══ Provided material
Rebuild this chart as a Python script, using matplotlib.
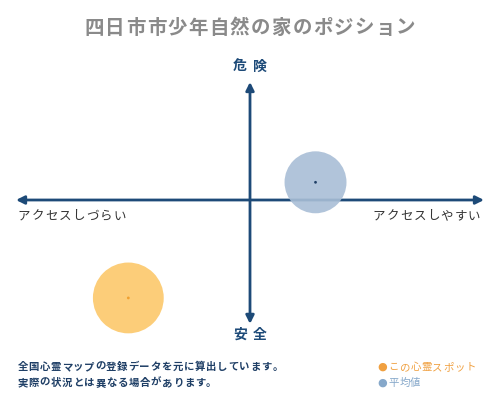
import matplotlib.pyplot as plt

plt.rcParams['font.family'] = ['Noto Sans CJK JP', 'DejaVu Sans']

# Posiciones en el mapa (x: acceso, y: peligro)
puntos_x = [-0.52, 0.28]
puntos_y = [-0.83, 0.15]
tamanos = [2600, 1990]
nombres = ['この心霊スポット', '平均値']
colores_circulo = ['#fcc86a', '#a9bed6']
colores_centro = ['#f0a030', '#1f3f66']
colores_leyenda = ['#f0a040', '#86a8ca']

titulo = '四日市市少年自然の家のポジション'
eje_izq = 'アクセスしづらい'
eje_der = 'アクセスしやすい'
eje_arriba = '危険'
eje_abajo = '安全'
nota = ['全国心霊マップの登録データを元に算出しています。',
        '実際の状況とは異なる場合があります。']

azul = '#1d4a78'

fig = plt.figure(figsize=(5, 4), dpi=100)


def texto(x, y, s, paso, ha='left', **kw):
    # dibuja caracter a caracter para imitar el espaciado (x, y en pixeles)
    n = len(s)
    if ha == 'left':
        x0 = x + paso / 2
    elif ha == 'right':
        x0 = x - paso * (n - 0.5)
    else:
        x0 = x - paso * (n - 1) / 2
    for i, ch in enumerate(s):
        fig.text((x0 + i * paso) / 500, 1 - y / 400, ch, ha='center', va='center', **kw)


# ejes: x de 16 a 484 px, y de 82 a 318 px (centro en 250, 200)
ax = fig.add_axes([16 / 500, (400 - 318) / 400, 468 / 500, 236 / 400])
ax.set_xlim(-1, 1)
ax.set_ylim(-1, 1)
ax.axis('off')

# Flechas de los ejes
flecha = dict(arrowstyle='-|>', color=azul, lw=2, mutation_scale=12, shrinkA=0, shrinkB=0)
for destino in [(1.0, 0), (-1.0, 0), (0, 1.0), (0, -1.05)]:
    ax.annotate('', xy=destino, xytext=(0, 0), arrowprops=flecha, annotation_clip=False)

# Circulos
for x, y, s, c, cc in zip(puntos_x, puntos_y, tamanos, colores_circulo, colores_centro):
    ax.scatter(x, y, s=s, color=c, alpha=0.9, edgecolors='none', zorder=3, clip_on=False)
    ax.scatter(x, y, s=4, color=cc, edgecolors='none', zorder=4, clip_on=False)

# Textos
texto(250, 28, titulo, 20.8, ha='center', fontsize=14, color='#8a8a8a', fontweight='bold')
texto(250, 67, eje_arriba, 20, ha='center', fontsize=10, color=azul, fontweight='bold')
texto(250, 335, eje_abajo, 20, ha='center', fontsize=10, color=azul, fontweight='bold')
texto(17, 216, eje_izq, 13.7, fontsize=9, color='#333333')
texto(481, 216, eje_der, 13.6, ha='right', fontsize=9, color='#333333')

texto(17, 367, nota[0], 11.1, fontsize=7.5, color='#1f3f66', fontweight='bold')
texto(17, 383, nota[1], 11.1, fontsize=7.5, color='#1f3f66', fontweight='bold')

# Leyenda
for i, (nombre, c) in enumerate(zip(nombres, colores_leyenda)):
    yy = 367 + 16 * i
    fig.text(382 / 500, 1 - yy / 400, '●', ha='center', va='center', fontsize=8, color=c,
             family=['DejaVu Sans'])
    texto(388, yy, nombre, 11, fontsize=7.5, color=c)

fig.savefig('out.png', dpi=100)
════
### Problem
Write the listing above out again exactly, dropping each image.

### Task response
Rebuild this chart as a Python script, using matplotlib.
import matplotlib.pyplot as plt

plt.rcParams['font.family'] = ['Noto Sans CJK JP', 'DejaVu Sans']

# Posiciones en el mapa (x: acceso, y: peligro)
puntos_x = [-0.52, 0.28]
puntos_y = [-0.83, 0.15]
tamanos = [2600, 1990]
nombres = ['この心霊スポット', '平均値']
colores_circulo = ['#fcc86a', '#a9bed6']
colores_centro = ['#f0a030', '#1f3f66']
colores_leyenda = ['#f0a040', '#86a8ca']

titulo = '四日市市少年自然の家のポジション'
eje_izq = 'アクセスしづらい'
eje_der = 'アクセスしやすい'
eje_arriba = '危険'
eje_abajo = '安全'
nota = ['全国心霊マップの登録データを元に算出しています。',
        '実際の状況とは異なる場合があります。']

azul = '#1d4a78'

fig = plt.figure(figsize=(5, 4), dpi=100)


def texto(x, y, s, paso, ha='left', **kw):
    # dibuja caracter a caracter para imitar el espaciado (x, y en pixeles)
    n = len(s)
    if ha == 'left':
        x0 = x + paso / 2
    elif ha == 'right':
        x0 = x - paso * (n - 0.5)
    else:
        x0 = x - paso * (n - 1) / 2
    for i, ch in enumerate(s):
        fig.text((x0 + i * paso) / 500, 1 - y / 400, ch, ha='center', va='center', **kw)


# ejes: x de 16 a 484 px, y de 82 a 318 px (centro en 250, 200)
ax = fig.add_axes([16 / 500, (400 - 318) / 400, 468 / 500, 236 / 400])
ax.set_xlim(-1, 1)
ax.set_ylim(-1, 1)
ax.axis('off')

# Flechas de los ejes
flecha = dict(arrowstyle='-|>', color=azul, lw=2, mutation_scale=12, shrinkA=0, shrinkB=0)
for destino in [(1.0, 0), (-1.0, 0), (0, 1.0), (0, -1.05)]:
    ax.annotate('', xy=destino, xytext=(0, 0), arrowprops=flecha, annotation_clip=False)

# Circulos
for x, y, s, c, cc in zip(puntos_x, puntos_y, tamanos, colores_circulo, colores_centro):
    ax.scatter(x, y, s=s, color=c, alpha=0.9, edgecolors='none', zorder=3, clip_on=False)
    ax.scatter(x, y, s=4, color=cc, edgecolors='none', zorder=4, clip_on=False)

# Textos
texto(250, 28, titulo, 20.8, ha='center', fontsize=14, color='#8a8a8a', fontweight='bold')
texto(250, 67, eje_arriba, 20, ha='center', fontsize=10, color=azul, fontweight='bold')
texto(250, 335, eje_abajo, 20, ha='center', fontsize=10, color=azul, fontweight='bold')
texto(17, 216, eje_izq, 13.7, fontsize=9, color='#333333')
texto(481, 216, eje_der, 13.6, ha='right', fontsize=9, color='#333333')

texto(17, 367, nota[0], 11.1, fontsize=7.5, color='#1f3f66', fontweight='bold')
texto(17, 383, nota[1], 11.1, fontsize=7.5, color='#1f3f66', fontweight='bold')

# Leyenda
for i, (nombre, c) in enumerate(zip(nombres, colores_leyenda)):
    yy = 367 + 16 * i
    fig.text(382 / 500, 1 - yy / 400, '●', ha='center', va='center', fontsize=8, color=c,
             family=['DejaVu Sans'])
    texto(388, yy, nombre, 11, fontsize=7.5, color=c)

fig.savefig('out.png', dpi=100)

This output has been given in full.